In matplotlib, you work at the level of objects. A Figure is the entire canvas, and within it, Axes represent individual plotting areas (confusingly named at first). Each Axes contains all the visual elements of a plot.


Mental Model Transitions

When moving from ggplot2 to matplotlib, I really need to restructure mine thinking:

From layers to objects: Instead of adding layers with +, you’re creating objects and calling methods:

# geom_point(aes(x = x, y = y))
fig, ax = plt.subplots()  
scatter = ax.scatter(x, y)  
ax.set_xlabel('X Label') 

From automatic legends to manual construction: Legends in ggplot2 are automatic whereas in matplotlib, you build them yourself

# aes(color = variable)
for category in categories:
    mask = data['category'] == category
    ax.scatter(data[mask]['x'], data[mask]['y'], 
              label=category, alpha=0.7)
ax.legend()

From faceting to subplots:

# facet_wrap(~category, ncol = 3)
fig, axes = plt.subplots(2, 3, figsize=(15, 10))
for i, category in enumerate(categories):
    mask = data['category'] == category
    row, col = divmod(i, 3)
    ax.scatter(data[mask]['x'], data[mask]['y'], 
              label=category, alpha=0.7)

Adding fitting lines:

# geom_smooth(aes(x = x, y = y), method = 'lm')
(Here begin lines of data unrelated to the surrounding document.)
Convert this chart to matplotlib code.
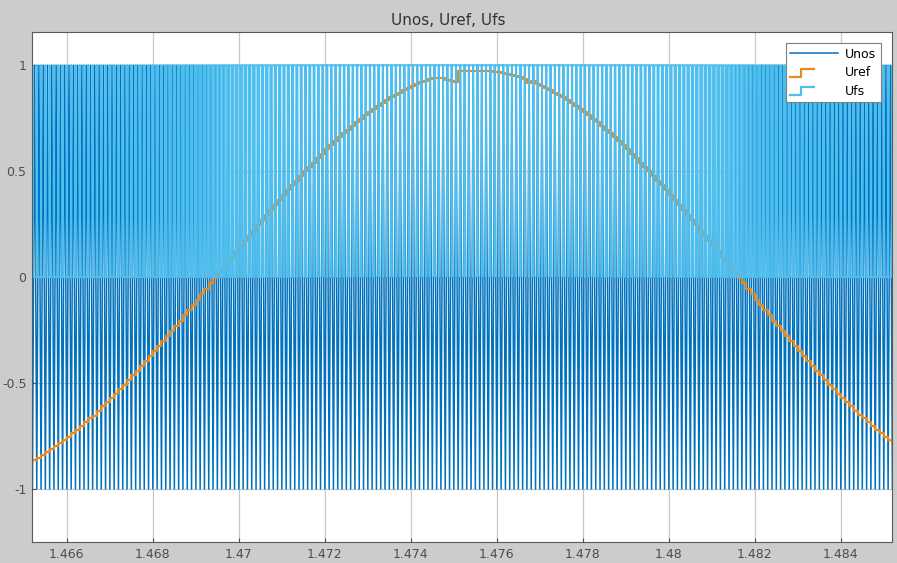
import matplotlib
matplotlib.use("Agg")
import matplotlib.pyplot as plt
from matplotlib.legend_handler import HandlerBase
from matplotlib.lines import Line2D

# reference samples (zero-order hold)
t_start = 1.4651
t_step = 0.0001          # sample time = carrier period (10 kHz)
uref = [
	-0.876, -0.864, -0.852, -0.840, -0.827, -0.813, -0.799, -0.784, -0.769, -0.753,
	-0.737, -0.720, -0.703, -0.685, -0.667, -0.655, -0.630, -0.610, -0.591, -0.570,
	-0.550, -0.529, -0.508, -0.486, -0.464, -0.442, -0.419, -0.396, -0.373, -0.350,
	-0.326, -0.302, -0.278, -0.254, -0.229, -0.205, -0.180, -0.156, -0.131, -0.106,
	-0.081, -0.055, -0.030, -0.005, 0.020, 0.045, 0.070, 0.095, 0.121, 0.145,
	0.170, 0.195, 0.220, 0.244, 0.268, 0.293, 0.316, 0.340, 0.364, 0.387,
	0.410, 0.433, 0.455, 0.477, 0.499, 0.520, 0.541, 0.562, 0.583, 0.603,
	0.622, 0.641, 0.660, 0.678, 0.696, 0.714, 0.731, 0.747, 0.763, 0.778,
	0.793, 0.808, 0.822, 0.835, 0.848, 0.860, 0.871, 0.882, 0.893, 0.902,
	0.912, 0.920, 0.928, 0.934, 0.938, 0.941, 0.940, 0.930, 0.925, 0.922,
	0.972, 0.973, 0.974, 0.975, 0.975, 0.975, 0.974, 0.972, 0.970, 0.967,
	0.963, 0.959, 0.954, 0.949, 0.943, 0.936, 0.915, 0.928, 0.912, 0.902,
	0.893, 0.882, 0.871, 0.860, 0.848, 0.835, 0.822, 0.808, 0.793, 0.778,
	0.763, 0.747, 0.731, 0.714, 0.696, 0.678, 0.660, 0.641, 0.622, 0.603,
	0.583, 0.562, 0.541, 0.520, 0.499, 0.477, 0.455, 0.433, 0.410, 0.387,
	0.364, 0.340, 0.316, 0.293, 0.268, 0.244, 0.220, 0.195, 0.170, 0.145,
	0.121, 0.095, 0.070, 0.045, 0.020, -0.005, -0.030, -0.055, -0.081, -0.106,
	-0.131, -0.156, -0.180, -0.205, -0.229, -0.254, -0.278, -0.302, -0.326, -0.350,
	-0.373, -0.396, -0.419, -0.442, -0.464, -0.486, -0.508, -0.529, -0.550, -0.570,
	-0.591, -0.610, -0.630, -0.649, -0.667, -0.685, -0.703, -0.720, -0.737, -0.753,
	-0.769, -0.784,
]
carrier_low = -1
carrier_high = 1

x_ticks = [1.466, 1.468, 1.47, 1.472, 1.474, 1.476, 1.478, 1.48, 1.482, 1.484]
x_labels = ["1.466", "1.468", "1.47", "1.472", "1.474", "1.476", "1.478", "1.48", "1.482", "1.484"]
y_ticks = [-1, -0.5, 0, 0.5, 1]
y_labels = ["-1", "-0.5", "0", "0.5", "1"]


def triangle_carrier(n, t0, T):
	# vertices of the triangular carrier (Unos)
	ts, vs = [], []
	for k in range(n + 1):
		ts += [t0 + k * T, t0 + k * T + T / 2]
		vs += [carrier_low, carrier_high]
	return ts, vs


def switching(u, t0, T):
	# Ufs = 1 while Uref is above the carrier
	ts, vs = [], []
	for k, val in enumerate(u):
		tk = t0 + k * T
		a = (val - carrier_low) / (carrier_high - carrier_low) * T / 2
		ts += [tk, tk + a, tk + T - a]
		vs += [1, 0, 1]
	return ts, vs


class StepHandler(HandlerBase):
	def create_artists(self, legend, orig, xdescent, ydescent, width, height, fontsize, trans):
		x0 = -xdescent
		y0 = -ydescent
		w = width * 0.5
		xs = [x0, x0 + w * 0.45, x0 + w * 0.45, x0 + w]
		ys = [y0 - height * 0.05, y0 - height * 0.05, y0 + height * 0.85, y0 + height * 0.85]
		line = Line2D(xs, ys, color=orig.get_color(), lw=1.6)
		line.set_transform(trans)
		return [line]


def main():
	fig = plt.figure(figsize=(8.97, 5.63), dpi=100, facecolor="#cccccc")
	ax = fig.add_axes([0.0357, 0.0373, 0.9587, 0.9059])
	ax.set_facecolor("white")

	t_ref = [t_start + k * t_step for k in range(len(uref))]
	t_nos, v_nos = triangle_carrier(len(uref), t_start, t_step)
	t_fs, v_fs = switching(uref, t_start, t_step)

	l1, = ax.plot(t_nos, v_nos, color="#0072BD", lw=1.1, label="Unos")
	l2, = ax.plot(t_ref, uref, drawstyle="steps-post", color="#E8891E", lw=1.6, label="Uref")
	l3, = ax.plot(t_fs, v_fs, drawstyle="steps-post", color="#4DBEEE", lw=1.4, label="Ufs")

	ax.set_xlim(1.46519, 1.48519)
	ax.set_ylim(-1.25, 1.157)
	ax.set_xticks(x_ticks)
	ax.set_xticklabels(x_labels)
	ax.set_yticks(y_ticks)
	ax.set_yticklabels(y_labels)
	ax.grid(True, color="#c8c8c8", lw=0.9)
	ax.set_axisbelow(True)
	ax.tick_params(colors="#4d4d4d", labelsize=9, length=3, direction="in", pad=4)
	for s in ax.spines.values():
		s.set_color("#5a5a5a")
		s.set_linewidth(0.8)

	fig.text(0.5, 0.963, "Unos, Uref, Ufs", ha="center", va="center", fontsize=11, color="#333333")

	leg = ax.legend(handles=[l1, l2, l3], loc="upper right", fontsize=9,
					handler_map={l2: StepHandler(), l3: StepHandler()},
					fancybox=False, framealpha=1, edgecolor="#7f7f7f",
					handlelength=3.8, borderaxespad=0.9, labelspacing=0.45,
					borderpad=0.35, handletextpad=0.6)
	leg.get_frame().set_linewidth(0.8)

	fig.savefig("out.png", dpi=100, facecolor=fig.get_facecolor())


if __name__ == '__main__':
	main()
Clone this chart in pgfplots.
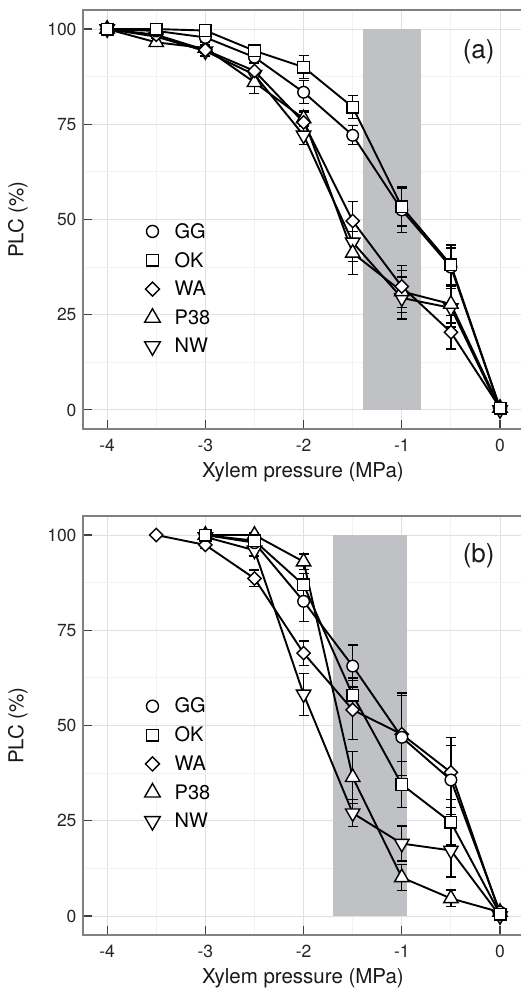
\documentclass[border=0pt]{standalone}
\usepackage{fontspec}
\setmainfont{TeX Gyre Heros}
\usepackage{pgfplots}
\pgfplotsset{compat=1.18}
\usepackage{pgfplotstable}

\definecolor{shade}{RGB}{192,193,196}
\definecolor{axgray}{RGB}{128,128,128}

\pgfplotstableread{
x     GG    GGe  OK    OKe  WA    WAe  P38   P38e NW    NWe
-4    100   0    100   0    100   0    100   0    100   0
-3.5  99.5  0.5  100   0.5  98.5  1    96.5  1    98    1
-3    97.8  1    99.6  0.5  94.5  1.5  95    1.5  94.2  1.5
-2.5  92.6  1.5  94.3  1.5  89    2    86    3    88    3
-2    83.4  3    90    3    75.5  2.5  76.5  2    72.1  2.5
-1.5  72.1  2.5  79.5  3    49.6  5.2  41.2  5.7  44    5
-1    52.5  6    53.3  5    32.4  5.5  31.1  5.5  29.4  5.5
-0.5  37.5  5    38.1  5.2  20.4  4.4  27.8  5    26.8  5
0     0.5   0.5  0.5   0.5  0.5   0.5  0.5   0.5  0     0.5
}\dataA

\pgfplotstableread{
x     GG    GGe  OK    OKe  WA    WAe  P38   P38e NW    NWe
-3.5  nan   nan  nan   nan  100   0    nan   nan  nan   nan
-3    100   0.5  100   0.5  97.4  1    100   0.5  99.5  0.5
-2.5  98    1    98.5  1    88.6  2.2  100   0.5  96    1.5
-2    82.6  5.3  86.9  3    69    3.2  93    2    58.2  5.5
-1.5  65.6  5.5  58    4.5  54.1  7.7  36.4  6.8  27    3.5
-1    46.9  11   34.5  6    47.7  10.8 10.1  3.4  19    4.6
-0.5  35.7  9    24.6  6    37.7  9.2  4.6   2.2  17.2  7
0     1     1    0.5   1    0.5   1    1     1    0     1
}\dataB

\pgfplotsset{
  panel/.style={
    scale only axis, width=440pt, height=419pt,
    xmin=-4.246, xmax=0.234, ymin=-5, ymax=105,
    xtick={-4,-3,-2,-1,0}, ytick={0,25,50,75,100},
    minor xtick={-3.5,-2.5,-1.5,-0.5}, minor ytick={12.5,37.5,62.5,87.5},
    grid=both,
    major grid style={draw=black!12, line width=0.9pt},
    minor grid style={draw=black!5, line width=0.9pt},
    axis line style={draw=axgray, line width=1.2pt},
    major tick style={draw=black!75, line width=1.1pt},
    minor tick length=0pt, major tick length=9pt, tick align=inside,
    xtick pos=bottom, ytick pos=left,
    /pgf/number format/assume math mode=true,
    tick label style={font=\fontsize{17.5}{20}\selectfont, text=black!85},
    yticklabel style={xshift=-3pt},
    xticklabel style={yshift=-7pt},
    label style={font=\fontsize{20.5}{24}\selectfont, text=black!90},
    xlabel={Xylem pressure (MPa)}, ylabel={PLC (\%)},
    xlabel style={at={(axis description cs:0.5,-0.103)}, anchor=center},
    ylabel style={at={(axis description cs:-0.148,0.5)}, anchor=center},
    legend style={draw=none, fill=none, inner sep=0pt,
      font=\fontsize{20}{24}\selectfont, row sep=8.5pt,
      legend cell align=left},
    legend image code/.code={\path (0pt,0pt) (20pt,0pt);\draw[mark repeat=2,mark phase=2,#1] plot coordinates {(-8pt,0pt)(0pt,0pt)(20pt,0pt)};},
    error bars/y dir=both, error bars/y explicit,
    error bars/error mark options={rotate=90, mark size=5pt, line width=1.3pt, black},
    error bars/error bar style={line width=1.3pt, black},
  },
  ser/.style={black, line width=1.9pt, mark size=5.8pt,
    mark options={fill=white, line width=1.4pt, solid}},
  sGG/.style={ser, mark=*},
  sOK/.style={ser, mark=square*},
  sWA/.style={ser, mark=square*, mark size=4.7pt, mark options={fill=white, line width=1.4pt, rotate=45}},
  sP38/.style={ser, mark=triangle*, mark size=8.3pt},
  sNW/.style={ser, mark=triangle*, mark size=8.3pt, mark options={fill=white, line width=1.4pt, rotate=180}},
  lGG/.style={only marks, black, mark=*, mark size=6pt, mark options={fill=white, line width=1.4pt}},
  lOK/.style={only marks, black, mark=square*, mark size=5.8pt, mark options={fill=white, line width=1.4pt}},
  lWA/.style={only marks, black, mark=square*, mark size=5pt, mark options={fill=white, line width=1.4pt, rotate=45}},
  lP38/.style={only marks, black, mark=triangle*, mark size=9pt, mark options={fill=white, line width=1.4pt}},
  lNW/.style={only marks, black, mark=triangle*, mark size=9pt, mark options={fill=white, line width=1.4pt, rotate=180}},
}

\begin{document}
\begin{tikzpicture}
\useasboundingbox (0pt,0pt) rectangle (521pt,990pt);
% panel (a)
\begin{axis}[panel, at={(83pt,561pt)}, anchor=south west,
  legend style={at={(axis cs:-3.62,49.6)}, anchor=north west}]
\addplot[fill=shade, draw=none, forget plot] coordinates {(-1.4,0) (-1.4,100) (-0.8,100) (-0.8,0)};
\addplot[sNW, forget plot] table[x=x, y=NW, y error=NWe] {\dataA};
\addplot[sP38, forget plot] table[x=x, y=P38, y error=P38e] {\dataA};
\addplot[sWA, forget plot] table[x=x, y=WA, y error=WAe] {\dataA};
\addplot[sGG, forget plot] table[x=x, y=GG, y error=GGe] {\dataA};
\addplot[sOK, forget plot] table[x=x, y=OK, y error=OKe] {\dataA};
\addlegendimage{lGG}\addlegendentry{GG}
\addlegendimage{lOK}\addlegendentry{OK}
\addlegendimage{lWA}\addlegendentry{WA}
\addlegendimage{lP38}\addlegendentry{P38}
\addlegendimage{lNW}\addlegendentry{NW}
\node[font=\fontsize{26}{31}\selectfont, text=black!90] at (axis cs:-0.217,93.9) {(a)};
\end{axis}
% panel (b)
\begin{axis}[panel, at={(83pt,55pt)}, anchor=south west,
  legend style={at={(axis cs:-3.62,57.8)}, anchor=north west}]
\addplot[fill=shade, draw=none, forget plot] coordinates {(-1.7,0) (-1.7,100) (-0.95,100) (-0.95,0)};
\addplot[sNW, forget plot] table[x=x, y=NW, y error=NWe] {\dataB};
\addplot[sP38, forget plot] table[x=x, y=P38, y error=P38e] {\dataB};
\addplot[sWA, forget plot] table[x=x, y=WA, y error=WAe] {\dataB};
\addplot[sGG, forget plot] table[x=x, y=GG, y error=GGe] {\dataB};
\addplot[sOK, forget plot] table[x=x, y=OK, y error=OKe] {\dataB};
\addlegendimage{lGG}\addlegendentry{GG}
\addlegendimage{lOK}\addlegendentry{OK}
\addlegendimage{lWA}\addlegendentry{WA}
\addlegendimage{lP38}\addlegendentry{P38}
\addlegendimage{lNW}\addlegendentry{NW}
\node[font=\fontsize{26}{31}\selectfont, text=black!90] at (axis cs:-0.217,94.5) {(b)};
\end{axis}
\end{tikzpicture}
\end{document}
from scipy.stats import linregress
slope, intercept, r_value, p_value, std_err = linregress(x, y)
line = slope * x + intercept

ax.scatter(x, y)
ax.plot(x, line, color='red', label=f'R² = {r_value**2:.3f}')

Color palettes: In ggplot2, palettes are built-in. In matplotlib, you manually manage them (or use rcParams)

# scale_color_brewer(palette = 'Set1')

colors = ['#1f77b4', '#ff7f0e', '#2ca02c', '#d62728',
          '#9467bd', '#8c564b', '#e377c2', '#7f7f7f',
          '#bcbd22', '#17becf']
## or using matplotlib.rcParams['axes.prop_cycle'] = cycler.cycler('color', colors)
for i, category in enumerate(categories):
    mask = data['category'] == category
    ax.scatter(data[mask]['x'], data[mask]['y'], 
              label=category, alpha=0.7, color=colors[i])

The code to make a similar plot with matplotlib is significantly longer than ggplot2, but the code is actually more readable. I think I will stick with ggplot2 for static visualisation for publications, with the help of gg family of packages, I think ggplot is excellent for generate high-quality figures without extra work. At the same time, I will keep learning matplotlib,not only because of its flexibility, but also because working with its object-oriented structure deepens my understanding of how graphics are built. In many respects, matplotlib feels conceptually closer to D3.js, offering explicit control over higher-level objects and a more fundamental perspective on visualization design.

Another happy thing is that the code train is back:)